** begin Listed records **

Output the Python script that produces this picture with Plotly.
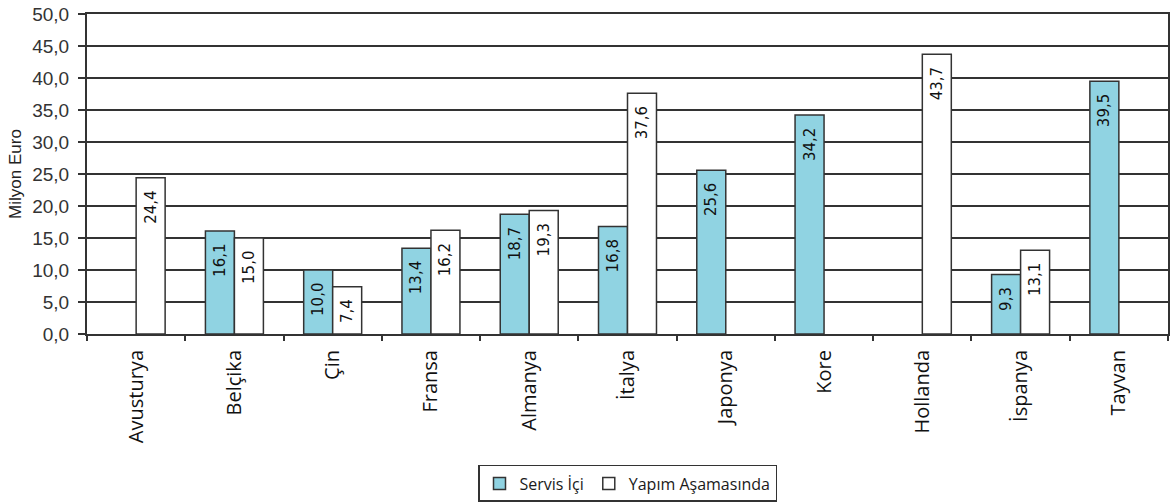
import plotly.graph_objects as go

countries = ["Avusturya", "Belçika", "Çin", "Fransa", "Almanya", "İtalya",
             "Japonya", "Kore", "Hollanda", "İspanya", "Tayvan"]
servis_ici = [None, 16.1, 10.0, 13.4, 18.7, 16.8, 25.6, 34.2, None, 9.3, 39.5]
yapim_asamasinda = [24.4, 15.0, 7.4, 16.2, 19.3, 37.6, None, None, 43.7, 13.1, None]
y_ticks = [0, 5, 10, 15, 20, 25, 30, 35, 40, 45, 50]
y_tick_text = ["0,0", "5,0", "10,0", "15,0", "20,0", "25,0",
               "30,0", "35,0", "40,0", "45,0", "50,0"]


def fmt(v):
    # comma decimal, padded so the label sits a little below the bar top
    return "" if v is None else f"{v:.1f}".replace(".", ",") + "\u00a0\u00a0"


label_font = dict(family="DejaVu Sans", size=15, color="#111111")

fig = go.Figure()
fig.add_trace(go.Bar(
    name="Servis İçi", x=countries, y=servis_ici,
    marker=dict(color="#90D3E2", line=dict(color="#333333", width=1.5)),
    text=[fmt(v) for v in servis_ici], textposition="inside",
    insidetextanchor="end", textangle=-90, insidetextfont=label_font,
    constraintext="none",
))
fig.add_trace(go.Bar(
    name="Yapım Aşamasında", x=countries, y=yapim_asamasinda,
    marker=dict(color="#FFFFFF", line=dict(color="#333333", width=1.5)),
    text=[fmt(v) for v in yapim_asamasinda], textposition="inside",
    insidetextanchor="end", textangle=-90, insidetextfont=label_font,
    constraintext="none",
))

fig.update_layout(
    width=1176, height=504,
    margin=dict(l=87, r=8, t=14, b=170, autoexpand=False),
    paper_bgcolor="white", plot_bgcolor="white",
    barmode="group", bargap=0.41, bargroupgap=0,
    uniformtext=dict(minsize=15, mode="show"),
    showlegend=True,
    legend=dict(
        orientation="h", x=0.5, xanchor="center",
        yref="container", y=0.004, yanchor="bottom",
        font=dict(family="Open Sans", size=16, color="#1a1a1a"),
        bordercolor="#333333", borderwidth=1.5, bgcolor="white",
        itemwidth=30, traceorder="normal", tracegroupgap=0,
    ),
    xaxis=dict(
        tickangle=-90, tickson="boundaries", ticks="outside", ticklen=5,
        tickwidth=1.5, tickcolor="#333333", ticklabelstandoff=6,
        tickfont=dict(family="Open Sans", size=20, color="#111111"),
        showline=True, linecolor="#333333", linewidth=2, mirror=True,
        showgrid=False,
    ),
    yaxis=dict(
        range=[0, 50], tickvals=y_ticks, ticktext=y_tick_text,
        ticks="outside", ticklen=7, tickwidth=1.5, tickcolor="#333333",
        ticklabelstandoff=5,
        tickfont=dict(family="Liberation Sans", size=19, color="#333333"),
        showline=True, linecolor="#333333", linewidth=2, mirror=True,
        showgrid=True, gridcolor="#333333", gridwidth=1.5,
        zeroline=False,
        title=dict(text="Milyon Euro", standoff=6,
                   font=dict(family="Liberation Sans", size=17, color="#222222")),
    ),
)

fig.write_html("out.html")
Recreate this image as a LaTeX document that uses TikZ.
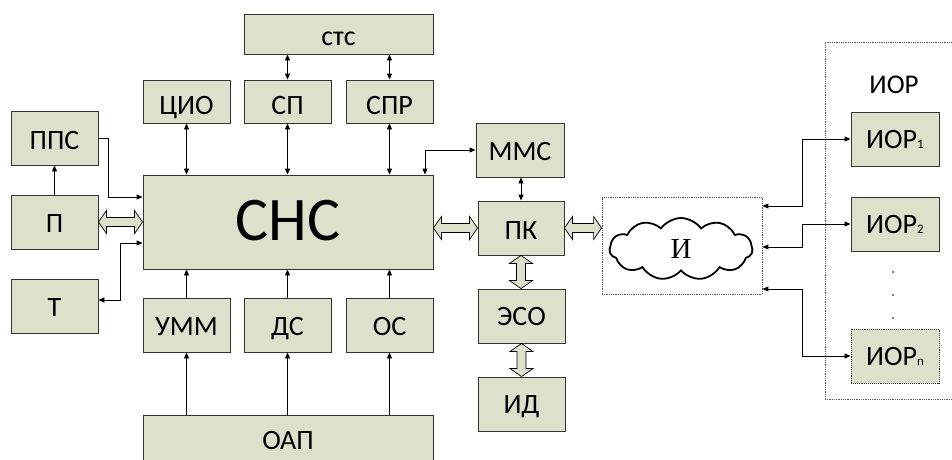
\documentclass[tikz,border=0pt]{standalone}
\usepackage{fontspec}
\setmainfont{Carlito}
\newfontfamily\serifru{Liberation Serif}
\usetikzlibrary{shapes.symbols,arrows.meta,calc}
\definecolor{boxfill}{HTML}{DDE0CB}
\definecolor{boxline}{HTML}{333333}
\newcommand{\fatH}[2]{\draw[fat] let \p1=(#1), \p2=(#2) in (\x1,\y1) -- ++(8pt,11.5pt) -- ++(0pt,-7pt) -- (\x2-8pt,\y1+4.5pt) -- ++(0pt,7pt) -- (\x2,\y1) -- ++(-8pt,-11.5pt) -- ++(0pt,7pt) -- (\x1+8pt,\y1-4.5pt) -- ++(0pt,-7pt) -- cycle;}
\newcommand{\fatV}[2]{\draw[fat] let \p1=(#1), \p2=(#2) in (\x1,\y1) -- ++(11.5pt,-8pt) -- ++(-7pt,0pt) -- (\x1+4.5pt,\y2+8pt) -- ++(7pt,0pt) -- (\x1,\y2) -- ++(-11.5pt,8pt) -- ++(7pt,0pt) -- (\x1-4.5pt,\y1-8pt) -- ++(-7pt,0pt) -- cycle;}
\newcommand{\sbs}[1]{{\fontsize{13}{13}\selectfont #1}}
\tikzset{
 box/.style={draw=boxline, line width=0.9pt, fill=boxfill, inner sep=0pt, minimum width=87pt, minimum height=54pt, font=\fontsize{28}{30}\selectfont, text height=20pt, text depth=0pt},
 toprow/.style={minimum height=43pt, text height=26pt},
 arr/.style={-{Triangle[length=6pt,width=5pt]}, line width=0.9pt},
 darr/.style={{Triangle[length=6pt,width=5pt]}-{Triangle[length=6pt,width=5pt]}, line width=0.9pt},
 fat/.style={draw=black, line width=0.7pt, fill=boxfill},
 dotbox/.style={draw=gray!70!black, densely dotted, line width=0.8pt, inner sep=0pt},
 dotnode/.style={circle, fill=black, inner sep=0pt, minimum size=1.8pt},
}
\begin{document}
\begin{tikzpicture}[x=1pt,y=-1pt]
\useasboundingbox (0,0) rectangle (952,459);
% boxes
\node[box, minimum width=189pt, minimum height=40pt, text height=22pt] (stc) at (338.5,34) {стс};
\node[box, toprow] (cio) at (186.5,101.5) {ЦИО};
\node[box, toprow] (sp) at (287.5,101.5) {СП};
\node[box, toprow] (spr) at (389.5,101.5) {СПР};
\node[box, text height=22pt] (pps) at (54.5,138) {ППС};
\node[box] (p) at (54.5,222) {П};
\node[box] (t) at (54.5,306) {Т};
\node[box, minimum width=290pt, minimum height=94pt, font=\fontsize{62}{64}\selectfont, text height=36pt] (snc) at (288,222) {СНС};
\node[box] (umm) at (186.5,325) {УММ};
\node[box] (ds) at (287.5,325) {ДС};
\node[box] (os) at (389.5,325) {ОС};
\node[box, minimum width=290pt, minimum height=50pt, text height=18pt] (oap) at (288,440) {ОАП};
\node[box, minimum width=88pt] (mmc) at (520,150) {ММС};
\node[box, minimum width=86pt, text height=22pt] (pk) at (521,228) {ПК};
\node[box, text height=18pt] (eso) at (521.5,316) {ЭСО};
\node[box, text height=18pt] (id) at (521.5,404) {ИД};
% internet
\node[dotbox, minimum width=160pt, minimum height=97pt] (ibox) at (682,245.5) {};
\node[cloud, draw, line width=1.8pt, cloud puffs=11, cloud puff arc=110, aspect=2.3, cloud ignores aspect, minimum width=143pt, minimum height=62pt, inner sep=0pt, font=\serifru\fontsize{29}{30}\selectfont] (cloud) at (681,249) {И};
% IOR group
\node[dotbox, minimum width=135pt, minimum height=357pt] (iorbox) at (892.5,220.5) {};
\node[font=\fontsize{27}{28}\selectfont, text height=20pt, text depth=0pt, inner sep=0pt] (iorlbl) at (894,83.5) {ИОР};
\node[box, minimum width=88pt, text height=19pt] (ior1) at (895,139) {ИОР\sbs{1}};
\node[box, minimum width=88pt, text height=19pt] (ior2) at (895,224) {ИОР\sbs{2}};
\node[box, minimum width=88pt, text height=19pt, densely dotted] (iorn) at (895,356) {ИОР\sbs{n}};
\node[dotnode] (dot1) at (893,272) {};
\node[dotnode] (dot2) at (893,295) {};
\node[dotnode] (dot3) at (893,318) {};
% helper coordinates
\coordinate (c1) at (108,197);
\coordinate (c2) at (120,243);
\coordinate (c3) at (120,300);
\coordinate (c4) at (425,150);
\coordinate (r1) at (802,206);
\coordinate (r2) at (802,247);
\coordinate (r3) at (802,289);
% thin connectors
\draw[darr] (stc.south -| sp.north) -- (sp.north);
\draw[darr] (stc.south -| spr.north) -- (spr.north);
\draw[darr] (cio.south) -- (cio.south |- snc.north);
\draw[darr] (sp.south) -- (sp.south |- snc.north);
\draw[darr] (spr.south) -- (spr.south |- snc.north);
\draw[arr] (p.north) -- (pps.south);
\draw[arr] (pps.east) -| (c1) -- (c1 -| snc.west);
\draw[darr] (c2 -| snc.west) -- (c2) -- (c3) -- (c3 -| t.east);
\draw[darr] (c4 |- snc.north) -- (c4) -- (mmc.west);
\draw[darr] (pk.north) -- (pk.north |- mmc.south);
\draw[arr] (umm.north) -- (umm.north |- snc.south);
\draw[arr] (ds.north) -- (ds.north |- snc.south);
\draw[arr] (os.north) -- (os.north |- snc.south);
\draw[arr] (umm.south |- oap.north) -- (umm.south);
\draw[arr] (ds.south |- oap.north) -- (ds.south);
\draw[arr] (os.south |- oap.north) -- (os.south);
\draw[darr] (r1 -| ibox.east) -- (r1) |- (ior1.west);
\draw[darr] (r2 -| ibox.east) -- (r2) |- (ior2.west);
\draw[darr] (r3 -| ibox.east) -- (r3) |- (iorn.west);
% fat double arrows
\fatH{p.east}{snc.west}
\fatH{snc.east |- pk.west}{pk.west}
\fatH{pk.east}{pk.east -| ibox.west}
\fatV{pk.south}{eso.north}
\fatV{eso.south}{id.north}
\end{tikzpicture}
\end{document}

** end Listed records **

▶ [What is expected] Copy each line of the records containing the string "that".

▶ [Answer in full]
Output the Python script that produces this picture with Plotly.
Recreate this image as a LaTeX document that uses TikZ.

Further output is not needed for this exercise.